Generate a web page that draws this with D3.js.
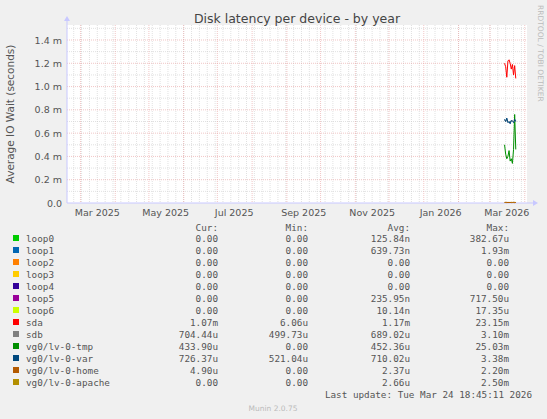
<!DOCTYPE html><html><head><meta charset="utf-8">
<script src="https://cdn.jsdelivr.net/npm/d3@7"></script>
<style>body{margin:0;background:#f0f0f0}</style></head><body>
<svg id="c" width="547" height="419"></svg>
<script>
const names=["loop0","loop1","loop2","loop3","loop4","loop5","loop6","sda","sdb","vg0/lv-0-tmp","vg0/lv-0-var","vg0/lv-0-home","vg0/lv-0-apache"];
const colors=["#00CC00","#0066B3","#FF8000","#FFCC00","#330099","#990099","#CCFF00","#FF0000","#808080","#008F00","#00487D","#B35A00","#B38F00"];
const curV=["0.00","0.00","0.00","0.00","0.00","0.00","0.00","1.07m","704.44u","433.90u","726.37u","4.90u","0.00"];
const minV=["0.00","0.00","0.00","0.00","0.00","0.00","0.00","6.06u","499.73u","0.00","521.04u","0.00","0.00"];
const avgV=["125.84n","639.73n","0.00","0.00","0.00","235.95n","10.14n","1.17m","689.02u","452.36u","710.02u","2.37u","2.66u"];
const maxV=["382.67u","1.93m","0.00","0.00","0.00","717.50u","17.35u","23.15m","3.10m","25.03m","3.38m","2.20m","2.50m"];
const dates=["2026-03-14","2026-03-15","2026-03-16","2026-03-17","2026-03-18","2026-03-19","2026-03-20","2026-03-21","2026-03-22","2026-03-23","2026-03-24"];
const sda=[1.20,1.17,1.08,1.22,1.23,1.20,1.15,1.19,1.10,1.18,1.07];
const sdb=[0.71,0.70,0.72,0.70,0.69,0.70,0.70,0.71,0.70,0.70,0.71];
const lvVar=[0.72,0.70,0.73,0.69,0.70,0.68,0.71,0.70,0.69,0.72,0.70];
const lvTmp=[0.50,0.42,0.38,0.40,0.45,0.36,0.38,0.34,0.46,0.76,0.46];
const lvHome=[0.005,0.004,0.006,0.003,0.005,0.004,0.006,0.004,0.005,0.003,0.005];
const lvApache=[0.004,0.005,0.003,0.006,0.004,0.005,0.003,0.005,0.004,0.006,0.004];
const yTicks=[0,0.2,0.4,0.6,0.8,1.0,1.2,1.4];
const yLabels=["0.0","0.2 m","0.4 m","0.6 m","0.8 m","1.0 m","1.2 m","1.4 m"];
const xLabelMonths=["2025-03-01","2025-05-01","2025-07-01","2025-09-01","2025-11-01","2026-01-01","2026-03-01"];

const svg=d3.select("#c");
const P=d3.timeParse("%Y-%m-%d");
const L=67,R=527,T=25,B=203;
const x=d3.scaleTime().domain([P("2025-02-17"),P("2026-04-03")]).range([L,R]);
const y=d3.scaleLinear().domain([0,1.4/(163/178)]).range([B,T]);
svg.append("rect").attr("x",L).attr("y",T).attr("width",R-L).attr("height",B-T).attr("fill","#fff");
const g=svg.append("g");
d3.timeWeek.range(x.domain()[0],x.domain()[1]).forEach(d=>g.append("line").attr("x1",x(d)).attr("x2",x(d)).attr("y1",T).attr("y2",B).attr("stroke","#ccc").attr("stroke-width",0.6).attr("stroke-dasharray","1,1"));
d3.range(0.1,1.55,0.2).forEach(v=>g.append("line").attr("x1",L).attr("x2",R).attr("y1",y(v)).attr("y2",y(v)).attr("stroke","#ccc").attr("stroke-width",0.6).attr("stroke-dasharray","1,1"));
d3.timeMonth.range(x.domain()[0],x.domain()[1]).forEach(d=>g.append("line").attr("x1",x(d)).attr("x2",x(d)).attr("y1",T).attr("y2",B).attr("stroke","#e8a0a0").attr("stroke-width",0.6).attr("stroke-dasharray","1,1"));
yTicks.slice(1).forEach(v=>g.append("line").attr("x1",L).attr("x2",R).attr("y1",y(v)).attr("y2",y(v)).attr("stroke","#e8a0a0").attr("stroke-width",0.6).attr("stroke-dasharray","1,1"));
svg.append("line").attr("x1",L).attr("x2",R+6).attr("y1",B).attr("y2",B).attr("stroke","#c8c8ff");
svg.append("line").attr("x1",L).attr("x2",L).attr("y1",B).attr("y2",T-4).attr("stroke","#c8c8ff");
svg.append("path").attr("d",`M${R+6},${B-3}L${R+11},${B}L${R+6},${B+3}Z`).attr("fill","#c8c8ff");
svg.append("path").attr("d",`M${L-3},${T-4}L${L},${T-9}L${L+3},${T-4}Z`).attr("fill","#c8c8ff");
const tf="DejaVu Sans, sans-serif";
yTicks.forEach((v,i)=>svg.append("text").attr("x",L-5).attr("y",y(v)+3.5).attr("text-anchor","end").attr("font-family",tf).attr("font-size",9.5).attr("fill","#555").text(yLabels[i]));
xLabelMonths.forEach(m=>{const d=P(m);svg.append("text").attr("x",x(d3.timeDay.offset(d,15))).attr("y",B+13).attr("text-anchor","middle").attr("font-family",tf).attr("font-size",9.5).attr("fill","#555").text(d3.timeFormat("%b %Y")(d));});
svg.append("text").attr("x",297).attr("y",23).attr("text-anchor","middle").attr("font-family",tf).attr("font-size",12.5).attr("fill","#444").text("Disk latency per device - by year");
svg.append("text").attr("transform",`translate(14,${(T+B)/2}) rotate(-90)`).attr("text-anchor","middle").attr("font-family",tf).attr("font-size",10.5).attr("fill","#555").text("Average IO Wait (seconds)");
svg.append("text").attr("transform",`translate(538,5) rotate(90)`).attr("font-family",tf).attr("font-size",7.5).attr("fill","#bbb").text("RRDTOOL / TOBI OETIKER");
const line=d3.line().x((d,i)=>x(P(dates[i]))).y(d=>y(d));
[[lvApache,12],[lvHome,11],[lvTmp,9],[sdb,8],[lvVar,10],[sda,7]].forEach(([a,ci])=>svg.append("path").attr("d",line(a)).attr("fill","none").attr("stroke",colors[ci]).attr("stroke-width",1));
const mf="DejaVu Sans Mono, monospace";
const cols=[[218,"Cur:",curV],[308,"Min:",minV],[410,"Avg:",avgV],[509,"Max:",maxV]];
cols.forEach(([cx,h])=>svg.append("text").attr("x",cx).attr("y",231).attr("text-anchor","end").attr("font-family",mf).attr("font-size",9.3).attr("fill","#555").text(h));
names.forEach((n,i)=>{const yy=242+i*12;
svg.append("rect").attr("x",13).attr("y",yy-7).attr("width",6).attr("height",6).attr("fill",colors[i]);
svg.append("text").attr("x",26).attr("y",yy).attr("font-family",mf).attr("font-size",9.3).attr("fill","#555").text(n);
cols.forEach(([cx,h,arr])=>svg.append("text").attr("x",cx).attr("y",yy).attr("text-anchor","end").attr("font-family",mf).attr("font-size",9.3).attr("fill","#555").text(arr[i]));});
svg.append("text").attr("x",532).attr("y",398).attr("text-anchor","end").attr("font-family",mf).attr("font-size",9.3).attr("fill","#555").text("Last update: Tue Mar 24 18:45:11 2026");
svg.append("text").attr("x",273).attr("y",411).attr("text-anchor","middle").attr("font-family",tf).attr("font-size",7.5).attr("fill","#bbb").text("Munin 2.0.75");
</script></body></html>
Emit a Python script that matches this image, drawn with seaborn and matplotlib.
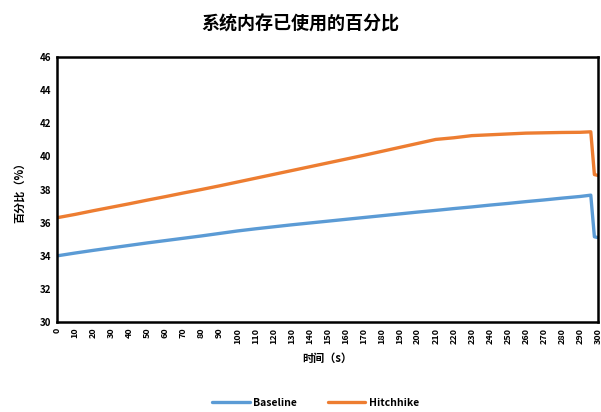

» Exercise directions
Leave out the pictures and repeat everything else in the records exactly.

» Answer to this exercise
Generate a web page that draws this with D3.js.
<!DOCTYPE html><html><head><meta charset="utf-8">
<script src="https://cdn.jsdelivr.net/npm/d3@7"></script>
<style>body{margin:0;background:#f0f0f0}</style></head><body>
<svg id="c" width="547" height="419"></svg>
<script>
const names=["loop0","loop1","loop2","loop3","loop4","loop5","loop6","sda","sdb","vg0/lv-0-tmp","vg0/lv-0-var","vg0/lv-0-home","vg0/lv-0-apache"];
const colors=["#00CC00","#0066B3","#FF8000","#FFCC00","#330099","#990099","#CCFF00","#FF0000","#808080","#008F00","#00487D","#B35A00","#B38F00"];
const curV=["0.00","0.00","0.00","0.00","0.00","0.00","0.00","1.07m","704.44u","433.90u","726.37u","4.90u","0.00"];
const minV=["0.00","0.00","0.00","0.00","0.00","0.00","0.00","6.06u","499.73u","0.00","521.04u","0.00","0.00"];
const avgV=["125.84n","639.73n","0.00","0.00","0.00","235.95n","10.14n","1.17m","689.02u","452.36u","710.02u","2.37u","2.66u"];
const maxV=["382.67u","1.93m","0.00","0.00","0.00","717.50u","17.35u","23.15m","3.10m","25.03m","3.38m","2.20m","2.50m"];
const dates=["2026-03-14","2026-03-15","2026-03-16","2026-03-17","2026-03-18","2026-03-19","2026-03-20","2026-03-21","2026-03-22","2026-03-23","2026-03-24"];
const sda=[1.20,1.17,1.08,1.22,1.23,1.20,1.15,1.19,1.10,1.18,1.07];
const sdb=[0.71,0.70,0.72,0.70,0.69,0.70,0.70,0.71,0.70,0.70,0.71];
const lvVar=[0.72,0.70,0.73,0.69,0.70,0.68,0.71,0.70,0.69,0.72,0.70];
const lvTmp=[0.50,0.42,0.38,0.40,0.45,0.36,0.38,0.34,0.46,0.76,0.46];
const lvHome=[0.005,0.004,0.006,0.003,0.005,0.004,0.006,0.004,0.005,0.003,0.005];
const lvApache=[0.004,0.005,0.003,0.006,0.004,0.005,0.003,0.005,0.004,0.006,0.004];
const yTicks=[0,0.2,0.4,0.6,0.8,1.0,1.2,1.4];
const yLabels=["0.0","0.2 m","0.4 m","0.6 m","0.8 m","1.0 m","1.2 m","1.4 m"];
const xLabelMonths=["2025-03-01","2025-05-01","2025-07-01","2025-09-01","2025-11-01","2026-01-01","2026-03-01"];

const svg=d3.select("#c");
const P=d3.timeParse("%Y-%m-%d");
const L=67,R=527,T=25,B=203;
const x=d3.scaleTime().domain([P("2025-02-17"),P("2026-04-03")]).range([L,R]);
const y=d3.scaleLinear().domain([0,1.4/(163/178)]).range([B,T]);
svg.append("rect").attr("x",L).attr("y",T).attr("width",R-L).attr("height",B-T).attr("fill","#fff");
const g=svg.append("g");
d3.timeWeek.range(x.domain()[0],x.domain()[1]).forEach(d=>g.append("line").attr("x1",x(d)).attr("x2",x(d)).attr("y1",T).attr("y2",B).attr("stroke","#ccc").attr("stroke-width",0.6).attr("stroke-dasharray","1,1"));
d3.range(0.1,1.55,0.2).forEach(v=>g.append("line").attr("x1",L).attr("x2",R).attr("y1",y(v)).attr("y2",y(v)).attr("stroke","#ccc").attr("stroke-width",0.6).attr("stroke-dasharray","1,1"));
d3.timeMonth.range(x.domain()[0],x.domain()[1]).forEach(d=>g.append("line").attr("x1",x(d)).attr("x2",x(d)).attr("y1",T).attr("y2",B).attr("stroke","#e8a0a0").attr("stroke-width",0.6).attr("stroke-dasharray","1,1"));
yTicks.slice(1).forEach(v=>g.append("line").attr("x1",L).attr("x2",R).attr("y1",y(v)).attr("y2",y(v)).attr("stroke","#e8a0a0").attr("stroke-width",0.6).attr("stroke-dasharray","1,1"));
svg.append("line").attr("x1",L).attr("x2",R+6).attr("y1",B).attr("y2",B).attr("stroke","#c8c8ff");
svg.append("line").attr("x1",L).attr("x2",L).attr("y1",B).attr("y2",T-4).attr("stroke","#c8c8ff");
svg.append("path").attr("d",`M${R+6},${B-3}L${R+11},${B}L${R+6},${B+3}Z`).attr("fill","#c8c8ff");
svg.append("path").attr("d",`M${L-3},${T-4}L${L},${T-9}L${L+3},${T-4}Z`).attr("fill","#c8c8ff");
const tf="DejaVu Sans, sans-serif";
yTicks.forEach((v,i)=>svg.append("text").attr("x",L-5).attr("y",y(v)+3.5).attr("text-anchor","end").attr("font-family",tf).attr("font-size",9.5).attr("fill","#555").text(yLabels[i]));
xLabelMonths.forEach(m=>{const d=P(m);svg.append("text").attr("x",x(d3.timeDay.offset(d,15))).attr("y",B+13).attr("text-anchor","middle").attr("font-family",tf).attr("font-size",9.5).attr("fill","#555").text(d3.timeFormat("%b %Y")(d));});
svg.append("text").attr("x",297).attr("y",23).attr("text-anchor","middle").attr("font-family",tf).attr("font-size",12.5).attr("fill","#444").text("Disk latency per device - by year");
svg.append("text").attr("transform",`translate(14,${(T+B)/2}) rotate(-90)`).attr("text-anchor","middle").attr("font-family",tf).attr("font-size",10.5).attr("fill","#555").text("Average IO Wait (seconds)");
svg.append("text").attr("transform",`translate(538,5) rotate(90)`).attr("font-family",tf).attr("font-size",7.5).attr("fill","#bbb").text("RRDTOOL / TOBI OETIKER");
const line=d3.line().x((d,i)=>x(P(dates[i]))).y(d=>y(d));
[[lvApache,12],[lvHome,11],[lvTmp,9],[sdb,8],[lvVar,10],[sda,7]].forEach(([a,ci])=>svg.append("path").attr("d",line(a)).attr("fill","none").attr("stroke",colors[ci]).attr("stroke-width",1));
const mf="DejaVu Sans Mono, monospace";
const cols=[[218,"Cur:",curV],[308,"Min:",minV],[410,"Avg:",avgV],[509,"Max:",maxV]];
cols.forEach(([cx,h])=>svg.append("text").attr("x",cx).attr("y",231).attr("text-anchor","end").attr("font-family",mf).attr("font-size",9.3).attr("fill","#555").text(h));
names.forEach((n,i)=>{const yy=242+i*12;
svg.append("rect").attr("x",13).attr("y",yy-7).attr("width",6).attr("height",6).attr("fill",colors[i]);
svg.append("text").attr("x",26).attr("y",yy).attr("font-family",mf).attr("font-size",9.3).attr("fill","#555").text(n);
cols.forEach(([cx,h,arr])=>svg.append("text").attr("x",cx).attr("y",yy).attr("text-anchor","end").attr("font-family",mf).attr("font-size",9.3).attr("fill","#555").text(arr[i]));});
svg.append("text").attr("x",532).attr("y",398).attr("text-anchor","end").attr("font-family",mf).attr("font-size",9.3).attr("fill","#555").text("Last update: Tue Mar 24 18:45:11 2026");
svg.append("text").attr("x",273).attr("y",411).attr("text-anchor","middle").attr("font-family",tf).attr("font-size",7.5).attr("fill","#bbb").text("Munin 2.0.75");
</script></body></html>
Emit a Python script that matches this image, drawn with seaborn and matplotlib.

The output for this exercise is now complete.